OK, rant over. The tip is that RIAC uses fixed bid increments and those numbers don’t change (yes, even though the disclaimer in the picture below says we could). With a little strategy, you can easily use fixed bid increments to your advantage.
Sealed Bidders: Did you know that many people tend to bid those nice, big, round, even numbers ($1,000, $3,000, $4,000, etc.)? By making your bid increment not so “common” and raising it just one increment ($1,100, $3,250, $4,250), you stand a much better chance at winning the lot. Another common point of bidding are the “jump points”- the points where the bid increments increase ($1,000, $5,000, $20,000, etc), so the same strategy applies there as well. These are also big round numbers, but often see more activity than those without significance to a bid increment.

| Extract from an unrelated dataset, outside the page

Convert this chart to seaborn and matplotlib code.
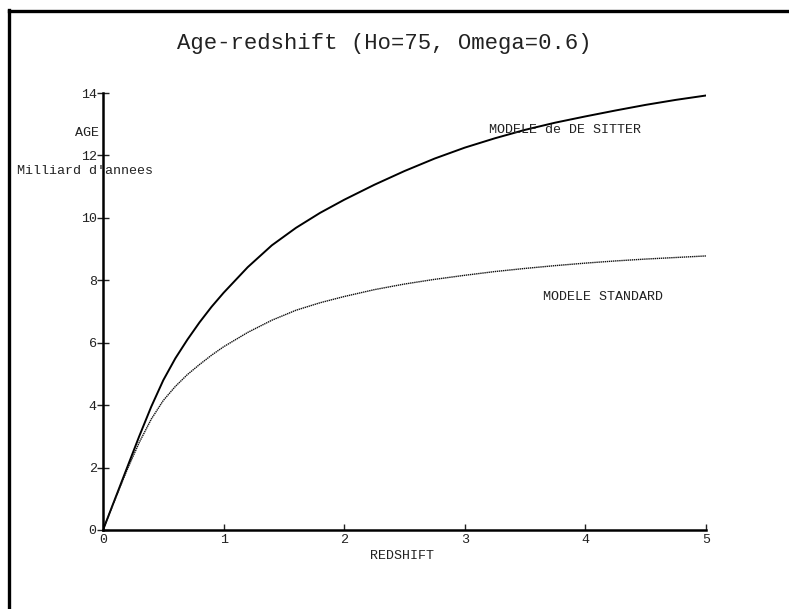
import matplotlib
matplotlib.use("Agg")
import matplotlib.pyplot as plt
import seaborn as sns
import numpy as np
from matplotlib.lines import Line2D

# redshift grid, values
redshift = [0, 0.1, 0.2, 0.3, 0.4, 0.5, 0.6, 0.7, 0.8, 0.9, 1.0, 1.2, 1.4, 1.6, 1.8,
            2.0, 2.25, 2.5, 2.75, 3.0, 3.25, 3.5, 3.75, 4.0, 4.25, 4.5, 4.75, 5.0]
# age (milliard d'annees), modele de De Sitter (solid)
age_sitter = [0, 1.0, 2.0, 3.0, 3.95, 4.8, 5.5, 6.1, 6.65, 7.15, 7.6, 8.42, 9.12, 9.68, 10.16,
              10.58, 11.06, 11.5, 11.9, 12.25, 12.55, 12.82, 13.05, 13.25, 13.44, 13.62, 13.78, 13.92]
# age, modele standard (dotted)
age_standard = [0, 0.98, 1.93, 2.8, 3.55, 4.15, 4.6, 4.98, 5.3, 5.6, 5.87, 6.33, 6.72, 7.04, 7.28,
                7.48, 7.7, 7.88, 8.03, 8.16, 8.28, 8.38, 8.47, 8.55, 8.62, 8.68, 8.73, 8.78]

xticks = [0, 1, 2, 3, 4, 5]
yticks = [0, 2, 4, 6, 8, 10, 12, 14]

sns.set_style("white")
plt.rcParams['font.family'] = ['Liberation Mono', 'DejaVu Sans Mono']

fig = plt.figure(figsize=(7.89, 6.09), dpi=100)
ax = fig.add_axes([103 / 789, (609 - 530) / 609, 603 / 789, 437 / 609])

sns.lineplot(x=redshift, y=age_sitter, ax=ax, color="black", linewidth=1.4)
sns.lineplot(x=redshift, y=age_standard, ax=ax, color="#111111", linewidth=1.0,
             linestyle=(0, (1, 0.5)))

ax.set_xlim(0, 5)
ax.set_ylim(0, 14)
ax.set_xticks(xticks)
ax.set_yticks(yticks)
ax.set_xticklabels([str(t) for t in xticks])
ax.set_yticklabels([str(t) for t in yticks])
ax.tick_params(axis="x", direction="in", length=4, width=1, pad=3, labelsize=9.6,
               colors="#222222")
ax.tick_params(axis="y", direction="inout", length=9, width=1, pad=0, labelsize=9.6,
               colors="#222222")
ax.tick_params(axis="both", bottom=True, left=True)

for side in ["top", "right"]:
    ax.spines[side].set_visible(False)
for side in ["left", "bottom"]:
    ax.spines[side].set_color("black")
    ax.spines[side].set_linewidth(1.8)

ax.set_xlabel("")
ax.set_ylabel("")

ax.text(3.2, 12.82, "MODELE de DE SITTER", fontsize=9.6, color="#222222", va="center")
ax.text(3.65, 7.47, "MODELE STANDARD", fontsize=9.6, color="#222222", va="center")

fig.text(402 / 789, 1 - 556 / 609, "REDSHIFT", fontsize=9.6, color="#222222",
         ha="center", va="center")
fig.text(99 / 789, 1 - 133 / 609, "AGE", fontsize=9.6, color="#222222",
         ha="right", va="center")
fig.text(17 / 789, 1 - 171 / 609, "Milliard d'annees", fontsize=9.6, color="#222222",
         ha="left", va="center")

fig.text(384 / 789, 1 - 44 / 609, "Age-redshift (Ho=75, Omega=0.6)", fontsize=16,
         color="#222222", ha="center", va="center")

# page frame (thick left and top edges)
fig.add_artist(Line2D([8.5 / 789, 8.5 / 789], [0, 1 - 10 / 609], color="black",
                      linewidth=2.4, transform=fig.transFigure, solid_capstyle="projecting"))
fig.add_artist(Line2D([8.5 / 789, 1], [1 - 10.5 / 609, 1 - 10.5 / 609], color="black",
                      linewidth=2.4, transform=fig.transFigure, solid_capstyle="projecting"))

fig.savefig("out.png", dpi=100, facecolor="white")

Live bidders: If you’re live bidding, you want to be the one placing the bids at the “jump points.” We call this being “on the right foot.” A quick example is that when approaching $2,000, you would want to be on the “evens” ($1,400… $1,600… $1,800) and your competition to be on the “odds” ($1,500… $1,700… $1,900). Continuing this trend means that you would place a bid at $2,000 – a simple $100 jump – but your opponent would have to follow that with a bid for $2,250 – a $250 jump from their previous bid of $1,900. This sort of jump isn’t always enough to scare people off, but many times it is! Besides, it never hurts and that’s what this article is all about.
Advanced Tip: If you’re on the “odds,” you can always jump bid to land on the “evens.” Instead of bidding $1,900 and letting them bid $2,000. Just skip $1,900 and jump to $2,000 yourself. It’s a bold move and often unexpected.
5. Find Related Items
We sell around 25,000 guns annually. Odds are there are going to be some similar selections available within the same auction. Didn’t win what you wanted on Day 1? Go search Day 2 and 3! Our catalogs are designed that way – featuring a single genre across multiple days. There are plenty of good reasons to search later items in the auction.
- There are likely similar items and now you have one less competitor to worry about.
- Many collectors find what they want early on in the auction and, for reasons unknown, stop looking.
- Some people have exhausted their budget early and are unable to compete for later items.
It’s like Disney World (no, not because people call RIAC “The Happiest Place on Earth”). When the park opens, a ton of people pile into the first ride they see, and then the next and the next, creating massive lines and wait times along the way. Savvy folks head to the back of the park first to avoid those crowds, enjoy no lines, and get in lots of rides! Auctions can work the same way. Don’t just rush into the catalog. Day 2 and 3 of auction can present many pleasant opportunities. Best of all, our online catalog makes searching subsequent days easier than ever with the ability to search by keyword, manufacturer, caliber, and numerous other parameters.
There you are, collector friends. I know some of you are very experienced auction goers and may have heard about one or two of these before. If you’ve attended an auction in person, I can guarantee you’ve seen a few in practice! You won’t win every item you bid on at auction, but hopefully the remaining tips will give you an edge that you can use for years to give you a leg up on the competition and build an outstanding collection. Good luck!